## Task directions
Exactly as written, set down the lines from the top of the entries through the line bearing "ctx.fillText(chartTitle, (chartArea.left +", with every picture left out.
************
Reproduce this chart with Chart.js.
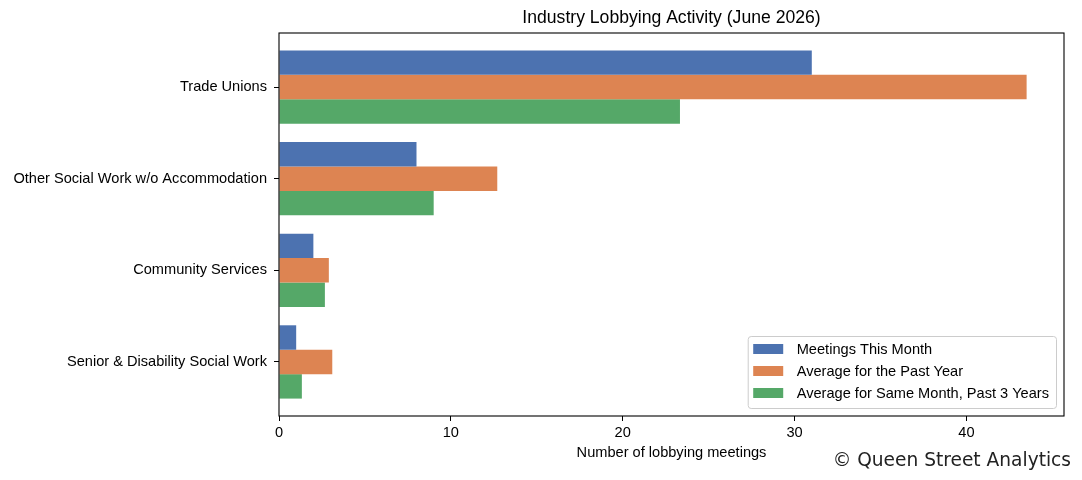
<!DOCTYPE html>
<html>
<head>
<meta charset="utf-8">
<title>Industry Lobbying Activity</title>
<script src="https://cdn.jsdelivr.net/npm/chart.js@4/dist/chart.umd.min.js"></script>
<style>
  html, body { margin: 0; padding: 0; background: #fff; }
  #wrap { width: 1082px; height: 480px; }
</style>
</head>
<body>
<div id="wrap"><canvas id="chart" width="1082" height="480"></canvas></div>
<script>
const categories = [
    "Trade Unions",
    "Other Social Work w/o Accommodation",
    "Community Services",
    "Senior & Disability Social Work"
];
const meetingsThisMonth = [31, 8, 2, 1];
const avgPastYear = [43.5, 12.7, 2.9, 3.1];
const avgSameMonth3Yrs = [23.33, 9.0, 2.67, 1.33];
const seriesNames = [
    "Meetings This Month",
    "Average for the Past Year",
    "Average for Same Month, Past 3 Years"
];
const xTicks = [0, 10, 20, 30, 40];
const chartTitle = "Industry Lobbying Activity (June 2026)";

const colors = ["#4c72b0", "#dd8452", "#55a868"];
const FONT = "'Liberation Sans', Arial, sans-serif";
const FS = 14.6;

function toPoints(values) {
    return values.map((v, i) => ({ x: v, y: i }));
}

// title over the plot area, frame, legend inside the plot, watermark
const extras = {
    id: 'extras',
    afterDatasetsDraw(chart) {
        const { ctx, chartArea } = chart;
        ctx.save();
        ctx.strokeStyle = '#000';
        ctx.lineWidth = 1.1;
        ctx.strokeRect(chartArea.left, chartArea.top,
            chartArea.right - chartArea.left, chartArea.bottom - chartArea.top);

        ctx.fillStyle = '#000';
        ctx.font = "17.6px " + FONT;
        ctx.textAlign = 'center';
        ctx.textBaseline = 'middle';
        ctx.fillText(chartTitle, (chartArea.left + chartArea.right) / 2, 18);

        // legend, lower right
        ctx.font = FS + "px " + FONT;
        const textW = Math.max(...seriesNames.map(s => ctx.measureText(s).width));
        const boxW = 49 + textW + 7;
        const boxH = 72;
        const right = chartArea.right - 8;
        const bottom = chartArea.bottom - 8;
        const left = right - boxW;
        const top = bottom - boxH;
        ctx.fillStyle = 'rgba(255,255,255,0.8)';
        ctx.strokeStyle = '#cccccc';
        ctx.lineWidth = 1;
        ctx.beginPath();
        ctx.roundRect(left + 0.5, top + 0.5, boxW, boxH, 3);
        ctx.fill();
        ctx.stroke();
        ctx.textBaseline = 'middle';
        ctx.textAlign = 'left';
        seriesNames.forEach((name, i) => {
            const cy = top + 13 + i * 22;
            ctx.fillStyle = colors[i];
            ctx.fillRect(left + 5.5, cy - 5, 30, 10);
            ctx.fillStyle = '#000';
            ctx.fillText(name, left + 49, cy + 0.5);
        });
        ctx.restore();
    },
    afterDraw(chart) {
        const { ctx } = chart;
        ctx.save();
        ctx.font = "18.6px 'DejaVu Sans', sans-serif";
        ctx.fillStyle = '#222222';
        ctx.textAlign = 'right';
        ctx.textBaseline = 'alphabetic';
        ctx.fillText("\u00a9 Queen Street Analytics", 1071, 466);
        ctx.restore();
    }
};

const ctx = document.getElementById('chart').getContext('2d');
new Chart(ctx, {
    type: 'bar',
    data: {
        datasets: [
            { label: seriesNames[0], data: toPoints(meetingsThisMonth), backgroundColor: colors[0] },
            { label: seriesNames[1], data: toPoints(avgPastYear), backgroundColor: colors[1] },
            { label: seriesNames[2], data: toPoints(avgSameMonth3Yrs), backgroundColor: colors[2] }
        ]
    },
    options: {
        indexAxis: 'y',
        responsive: false,
        animation: false,
        events: [],
        layout: { padding: { left: 0, right: 18, top: 33, bottom: 0 } },
        datasets: {
            bar: { categoryPercentage: 0.8, barPercentage: 1.0, borderWidth: 0 }
        },
        scales: {
            x: {
                type: 'linear',
                min: 0,
                max: 45.675,
                border: { display: false },
                grid: { drawOnChartArea: false, drawTicks: true, tickLength: 5, tickColor: '#000', tickWidth: 1 },
                afterBuildTicks: axis => { axis.ticks = xTicks.map(v => ({ value: v })); },
                afterFit: axis => { axis.height = 64; },
                ticks: { color: '#000', font: { family: FONT, size: FS }, padding: 3, maxRotation: 0 },
                title: {
                    display: true,
                    text: 'Number of lobbying meetings',
                    color: '#000',
                    font: { family: FONT, size: FS },
                    padding: { top: 0, bottom: 18 }
                }
            },
            y: {
                type: 'linear',
                min: -0.59,
                max: 3.59,
                reverse: true,
                offset: false,
                border: { display: false },
                grid: { offset: false, drawOnChartArea: false, drawTicks: true, tickLength: 5, tickColor: '#000', tickWidth: 1 },
                afterBuildTicks: axis => { axis.ticks = categories.map((c, i) => ({ value: i })); },
                afterFit: axis => { axis.width = 279; },
                ticks: {
                    color: '#000',
                    font: { family: FONT, size: FS },
                    padding: 7,
                    callback: value => categories[value]
                }
            }
        },
        plugins: {
            legend: { display: false },
            tooltip: { enabled: false },
            title: { display: false }
        }
    },
    plugins: [extras]
});
</script>
</body>
</html>
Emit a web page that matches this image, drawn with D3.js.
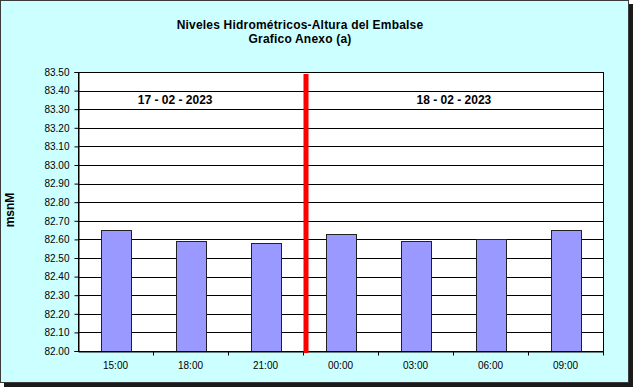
<!DOCTYPE html>
<html>
<head>
<meta charset="utf-8">
<script src="https://cdn.jsdelivr.net/npm/d3@7"></script>
<style>
  body { margin: 0; background: #fff; }
  svg { display: block; font-family: Arial, "Liberation Sans", sans-serif; }
</style>
</head>
<body>
<svg id="chart" width="633" height="387"></svg>
<script>
// Chart data
const categories = ["15:00", "18:00", "21:00", "00:00", "03:00", "06:00", "09:00"];
const levels = [82.65, 82.59, 82.58, 82.63, 82.59, 82.60, 82.65];
const yTicks = d3.range(0, 16).map((i) => 82 + i * 0.1);
const titleLines = ["Niveles Hidrométricos-Altura del Embalse", "Grafico Anexo (a)"];
const dateLabels = ["17 - 02 - 2023", "18 - 02 - 2023"];
const dateSplit = "00:00"; // red line sits where the second day starts

const W = 633, H = 387;
const margin = { top: 72, right: 30, bottom: 36, left: 78 };
const width = W - margin.left - margin.right;
const height = H - margin.top - margin.bottom;

const svg = d3.select("#chart");

// Frame with shadow
svg.append("rect").attr("x", 4).attr("y", 4).attr("width", W - 4).attr("height", H - 4).attr("fill", "#1a1a1a");
svg.append("rect")
    .attr("x", 0.5).attr("y", 0.5)
    .attr("width", W - 5).attr("height", H - 5)
    .attr("fill", "#ccffff")
    .attr("stroke", "#3c3c3c");

// Title
svg.append("g")
    .selectAll("text")
    .data(titleLines)
    .enter()
    .append("text")
    .attr("x", 300)
    .attr("y", (d, i) => 29 + i * 14)
    .attr("text-anchor", "middle")
    .style("font-size", "12px")
    .style("font-weight", "bold")
    .style("letter-spacing", "0.2px")
    .text((d) => d);

// Y axis title
svg.append("text")
    .attr("transform", "translate(14,210) rotate(-90)")
    .attr("text-anchor", "middle")
    .style("font-size", "12px")
    .style("font-weight", "bold")
    .text("msnM");

const g = svg.append("g").attr("transform", `translate(${margin.left},${margin.top})`);

// Scales
const x = d3.scaleBand().domain(categories).range([0, width]).paddingInner(0).paddingOuter(0);
const y = d3.scaleLinear().domain([82, 83.5]).range([height, 0]);
const barW = x.bandwidth() * 0.4;

g.append("rect").attr("width", width).attr("height", height).attr("fill", "#fff");

// Gridlines
g.append("g")
    .selectAll("line")
    .data(yTicks.slice(1))
    .enter()
    .append("line")
    .attr("x1", 0)
    .attr("x2", width)
    .attr("y1", (d) => Math.round(y(d)) + 0.5)
    .attr("y2", (d) => Math.round(y(d)) + 0.5)
    .attr("stroke", "#000");

// Bars
g.append("g")
    .selectAll("rect")
    .data(levels)
    .enter()
    .append("rect")
    .attr("x", (d, i) => Math.round(x(categories[i]) + (x.bandwidth() - barW) / 2) + 0.5)
    .attr("y", (d) => Math.round(y(d)) + 0.5)
    .attr("width", Math.round(barW))
    .attr("height", (d) => Math.round(height - y(d)))
    .attr("fill", "#9999ff")
    .attr("stroke", "#222");

// Date labels
g.append("g")
    .selectAll("text")
    .data(dateLabels)
    .enter()
    .append("text")
    .attr("x", (d, i) => width * [0.185, 0.716][i])
    .attr("y", y(83.35) + 4)
    .attr("text-anchor", "middle")
    .style("font-size", "12px")
    .style("font-weight", "bold")
    .text((d) => d);

// Plot border
g.append("rect")
    .attr("x", 0.5).attr("y", 0.5)
    .attr("width", width).attr("height", height)
    .attr("fill", "none")
    .attr("stroke", "#000");

// Axes
const yAxis = g.append("g")
    .attr("transform", "translate(0.5,0)")
    .call(d3.axisLeft(y).tickValues(yTicks).tickFormat(d3.format(".2f")).tickSizeOuter(0).tickSize(4).tickPadding(5));
yAxis.selectAll("text").style("font-size", "10px").attr("fill", "#000");

const xAxis = g.append("g")
    .attr("transform", `translate(0,${height + 0.5})`)
    .call(d3.axisBottom(x).tickSize(0).tickPadding(10));
xAxis.selectAll("text").style("font-size", "10px").attr("fill", "#000");
xAxis.select(".domain").attr("stroke", "#000");

// Ticks between categories
xAxis.selectAll(".sep")
    .data(categories.slice(1).concat(["end"]))
    .enter()
    .append("line")
    .attr("x1", (d, i) => Math.round(i + 1 < categories.length ? x(d) : width) + 0.5)
    .attr("x2", (d, i) => Math.round(i + 1 < categories.length ? x(d) : width) + 0.5)
    .attr("y1", 0)
    .attr("y2", 4)
    .attr("stroke", "#000");

// Red day separator
g.append("line")
    .attr("x1", x(dateSplit) + 3)
    .attr("x2", x(dateSplit) + 3)
    .attr("y1", 2)
    .attr("y2", height + 2)
    .attr("stroke", "#ff0000")
    .attr("stroke-width", 5);
</script>
</body>
</html>
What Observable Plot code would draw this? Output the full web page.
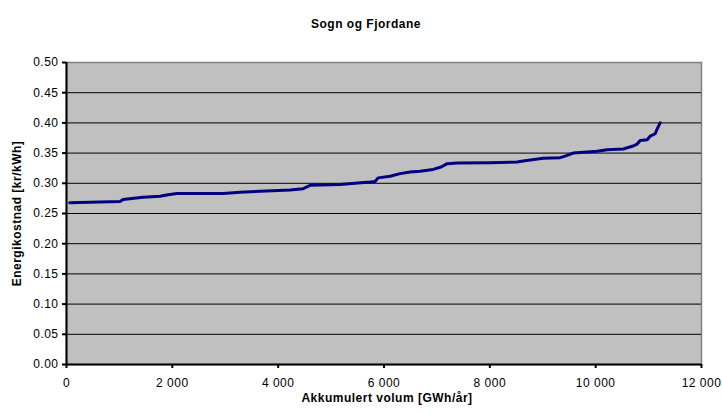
<!DOCTYPE html>
<html><head><meta charset="utf-8">
<script src="https://cdn.jsdelivr.net/npm/d3@7"></script>
<script src="https://cdn.jsdelivr.net/npm/@observablehq/plot@0.6"></script>
<style>
body{margin:0;background:#fff;}
svg{display:block}
svg text{letter-spacing:0.5px}
</style>
</head><body><div id="chart"></div>
<script>
const title = "Sogn og Fjordane";
const xLabel = "Akkumulert volum [GWh/år]";
const yLabel = "Energikostnad [kr/kWh]";

const volum = [60, 1011, 1068, 1446, 1767, 1919, 2089, 2958, 3280, 3658, 4225, 4470, 4603, 5170, 5737, 5832, 5888, 6115, 6304, 6493, 6682, 6928, 7080, 7193, 7382, 8006, 8516, 8629, 9008, 9329, 9423, 9575, 10028, 10217, 10520, 10709, 10784, 10841, 10973, 11030, 11125, 11163, 11219];
const kostnad = [0.268, 0.270, 0.273, 0.277, 0.2785, 0.281, 0.283, 0.283, 0.285, 0.287, 0.289, 0.291, 0.2967, 0.298, 0.302, 0.303, 0.309, 0.3116, 0.316, 0.3187, 0.320, 0.323, 0.327, 0.3325, 0.3336, 0.3342, 0.3352, 0.3369, 0.3413, 0.3425, 0.345, 0.350, 0.353, 0.3557, 0.3567, 0.3617, 0.365, 0.371, 0.372, 0.378, 0.382, 0.390, 0.400];

const xTicks = [0, 2000, 4000, 6000, 8000, 10000, 12000];
const xTickLabels = ["0", "2 000", "4 000", "6 000", "8 000", "10 000", "12 000"];
const yTicks = [0, 0.05, 0.10, 0.15, 0.20, 0.25, 0.30, 0.35, 0.40, 0.45, 0.50];
const yTickLabels = ["0.00", "0.05", "0.10", "0.15", "0.20", "0.25", "0.30", "0.35", "0.40", "0.45", "0.50"];
const yGrid = yTicks.slice(1, -1);

const data = volum.map((v, i) => ({volum: v, kostnad: kostnad[i]}));

const font = "'Liberation Sans', Arial, sans-serif";

const chart = Plot.plot({
  width: 722,
  height: 414,
  marginLeft: 66,
  marginRight: 21,
  marginTop: 62,
  marginBottom: 50,
  style: {fontFamily: font, fontSize: "12px", color: "#000", background: "#fff"},
  x: {domain: [0, 12000]},
  y: {domain: [0, 0.5]},
  marks: [
    Plot.frame({fill: "#C0C0C0", stroke: "#808080", strokeWidth: 1.5}),
    Plot.ruleY(yGrid, {stroke: "#000", strokeWidth: 1}),
    Plot.line(data, {x: "volum", y: "kostnad", stroke: "#000080", strokeWidth: 3, strokeLinejoin: "round", strokeLinecap: "round"}),
    Plot.ruleX([0], {stroke: "#000", strokeWidth: 2}),
    Plot.ruleY([0], {stroke: "#000", strokeWidth: 2}),
    Plot.axisY({ticks: yTicks, tickFormat: d => yTickLabels[yTicks.indexOf(d)], tickSize: 4, tickPadding: 4, strokeWidth: 2, fontSize: 12, label: null}),
    Plot.axisX({ticks: xTicks, tickFormat: d => xTickLabels[xTicks.indexOf(d)], tickSize: 4, tickPadding: 10, strokeWidth: 2, fontSize: 12, label: null}),
    Plot.text([title], {frameAnchor: "top", dx: -18, dy: -38, lineAnchor: "middle", textAnchor: "middle", fontWeight: "bold", fontSize: 12}),
    Plot.text([xLabel], {frameAnchor: "bottom", dx: 3, dy: 33.5, lineAnchor: "middle", textAnchor: "middle", fontWeight: "bold", fontSize: 12}),
    Plot.text([yLabel], {frameAnchor: "left", dx: -49, rotate: -90, lineAnchor: "middle", textAnchor: "middle", fontWeight: "bold", fontSize: 12})
  ]
});
document.getElementById("chart").appendChild(chart);
</script>
</body></html>
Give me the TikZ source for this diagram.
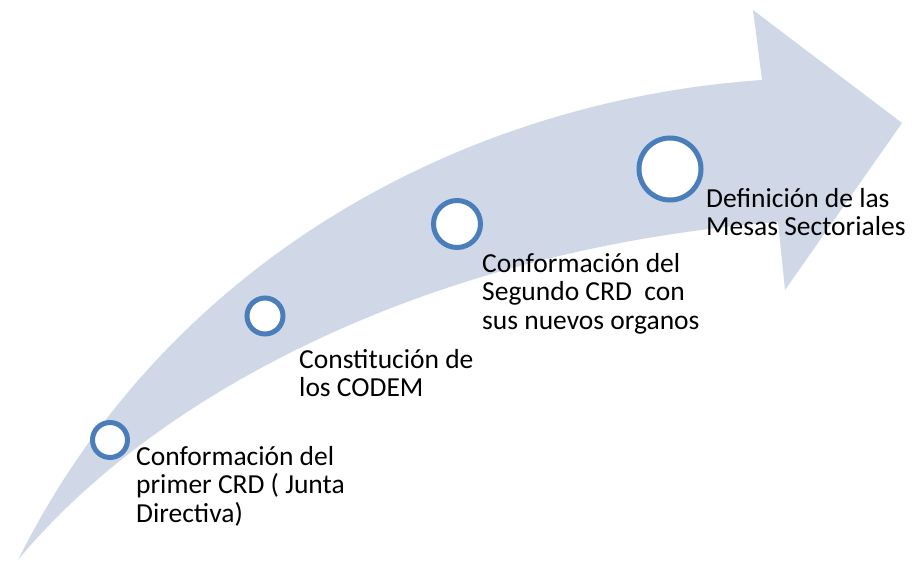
************
## Exercise output
Reproduce this chart with Chart.js.
<!DOCTYPE html>
<html>
<head>
<meta charset="utf-8">
<title>Industry Lobbying Activity</title>
<script src="https://cdn.jsdelivr.net/npm/chart.js@4/dist/chart.umd.min.js"></script>
<style>
  html, body { margin: 0; padding: 0; background: #fff; }
  #wrap { width: 1082px; height: 480px; }
</style>
</head>
<body>
<div id="wrap"><canvas id="chart" width="1082" height="480"></canvas></div>
<script>
const categories = [
    "Trade Unions",
    "Other Social Work w/o Accommodation",
    "Community Services",
    "Senior & Disability Social Work"
];
const meetingsThisMonth = [31, 8, 2, 1];
const avgPastYear = [43.5, 12.7, 2.9, 3.1];
const avgSameMonth3Yrs = [23.33, 9.0, 2.67, 1.33];
const seriesNames = [
    "Meetings This Month",
    "Average for the Past Year",
    "Average for Same Month, Past 3 Years"
];
const xTicks = [0, 10, 20, 30, 40];
const chartTitle = "Industry Lobbying Activity (June 2026)";

const colors = ["#4c72b0", "#dd8452", "#55a868"];
const FONT = "'Liberation Sans', Arial, sans-serif";
const FS = 14.6;

function toPoints(values) {
    return values.map((v, i) => ({ x: v, y: i }));
}

// title over the plot area, frame, legend inside the plot, watermark
const extras = {
    id: 'extras',
    afterDatasetsDraw(chart) {
        const { ctx, chartArea } = chart;
        ctx.save();
        ctx.strokeStyle = '#000';
        ctx.lineWidth = 1.1;
        ctx.strokeRect(chartArea.left, chartArea.top,
            chartArea.right - chartArea.left, chartArea.bottom - chartArea.top);

        ctx.fillStyle = '#000';
        ctx.font = "17.6px " + FONT;
        ctx.textAlign = 'center';
        ctx.textBaseline = 'middle';
        ctx.fillText(chartTitle, (chartArea.left + chartArea.right) / 2, 18);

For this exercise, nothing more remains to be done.